---------- Given data

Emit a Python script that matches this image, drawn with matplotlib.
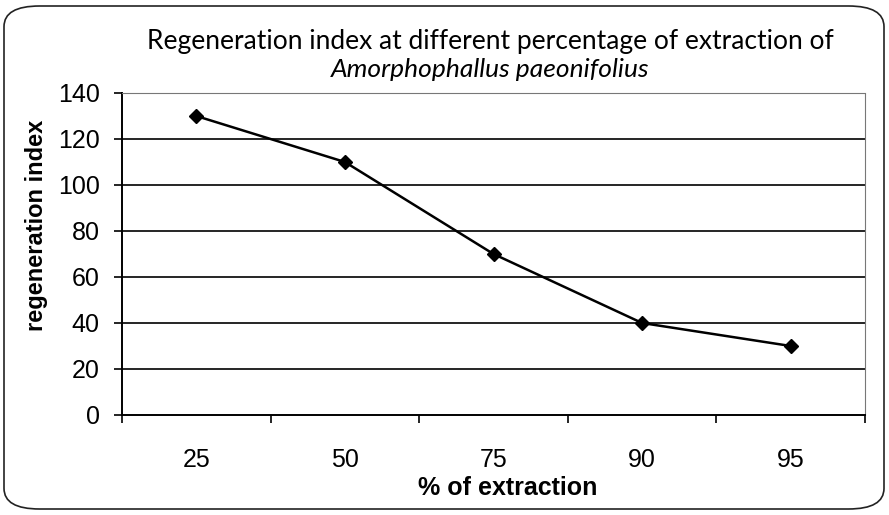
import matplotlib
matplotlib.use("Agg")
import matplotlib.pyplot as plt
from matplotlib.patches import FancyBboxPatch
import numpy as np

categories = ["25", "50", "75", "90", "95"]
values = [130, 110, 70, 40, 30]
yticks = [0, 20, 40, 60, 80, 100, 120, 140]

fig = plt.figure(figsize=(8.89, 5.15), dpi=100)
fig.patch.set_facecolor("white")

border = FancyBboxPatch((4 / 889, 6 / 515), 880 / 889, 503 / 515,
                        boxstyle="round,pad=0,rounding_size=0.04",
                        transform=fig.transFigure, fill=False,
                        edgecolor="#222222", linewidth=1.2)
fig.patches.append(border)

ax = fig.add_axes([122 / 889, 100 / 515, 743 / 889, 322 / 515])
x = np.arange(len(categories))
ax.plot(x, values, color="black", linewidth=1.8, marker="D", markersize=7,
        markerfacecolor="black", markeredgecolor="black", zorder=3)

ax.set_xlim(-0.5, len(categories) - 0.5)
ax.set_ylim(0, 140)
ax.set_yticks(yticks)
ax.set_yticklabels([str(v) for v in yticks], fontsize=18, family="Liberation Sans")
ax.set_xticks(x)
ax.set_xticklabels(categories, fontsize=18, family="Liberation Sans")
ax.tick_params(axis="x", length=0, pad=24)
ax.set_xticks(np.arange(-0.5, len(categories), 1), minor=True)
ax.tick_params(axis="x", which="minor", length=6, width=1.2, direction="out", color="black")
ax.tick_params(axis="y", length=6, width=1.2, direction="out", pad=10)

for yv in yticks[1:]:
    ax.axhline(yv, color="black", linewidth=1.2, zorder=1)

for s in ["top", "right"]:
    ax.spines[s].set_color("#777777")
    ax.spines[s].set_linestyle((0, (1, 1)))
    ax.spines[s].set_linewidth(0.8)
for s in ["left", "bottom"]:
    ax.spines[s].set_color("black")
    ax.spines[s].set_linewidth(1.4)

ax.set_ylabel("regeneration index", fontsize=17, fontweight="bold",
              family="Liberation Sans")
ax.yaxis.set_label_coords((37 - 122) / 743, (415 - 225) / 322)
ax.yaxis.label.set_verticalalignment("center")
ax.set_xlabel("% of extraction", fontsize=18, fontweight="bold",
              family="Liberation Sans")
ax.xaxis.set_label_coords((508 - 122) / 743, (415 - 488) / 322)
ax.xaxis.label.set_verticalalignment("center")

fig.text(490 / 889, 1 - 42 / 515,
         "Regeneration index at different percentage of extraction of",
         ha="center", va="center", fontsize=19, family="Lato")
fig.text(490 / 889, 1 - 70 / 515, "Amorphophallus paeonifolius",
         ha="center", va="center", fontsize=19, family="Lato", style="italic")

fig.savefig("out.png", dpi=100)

--------------------

▶ _Challenge_: Restate exactly, please, only the lines between the start of the data and the line containing "yticks = [0, 20, 40, 60, 80, 100, 120, 140]", both ends included, skipping the pictures.

▶ _Task solution_:
Emit a Python script that matches this image, drawn with matplotlib.
import matplotlib
matplotlib.use("Agg")
import matplotlib.pyplot as plt
from matplotlib.patches import FancyBboxPatch
import numpy as np

categories = ["25", "50", "75", "90", "95"]
values = [130, 110, 70, 40, 30]
yticks = [0, 20, 40, 60, 80, 100, 120, 140]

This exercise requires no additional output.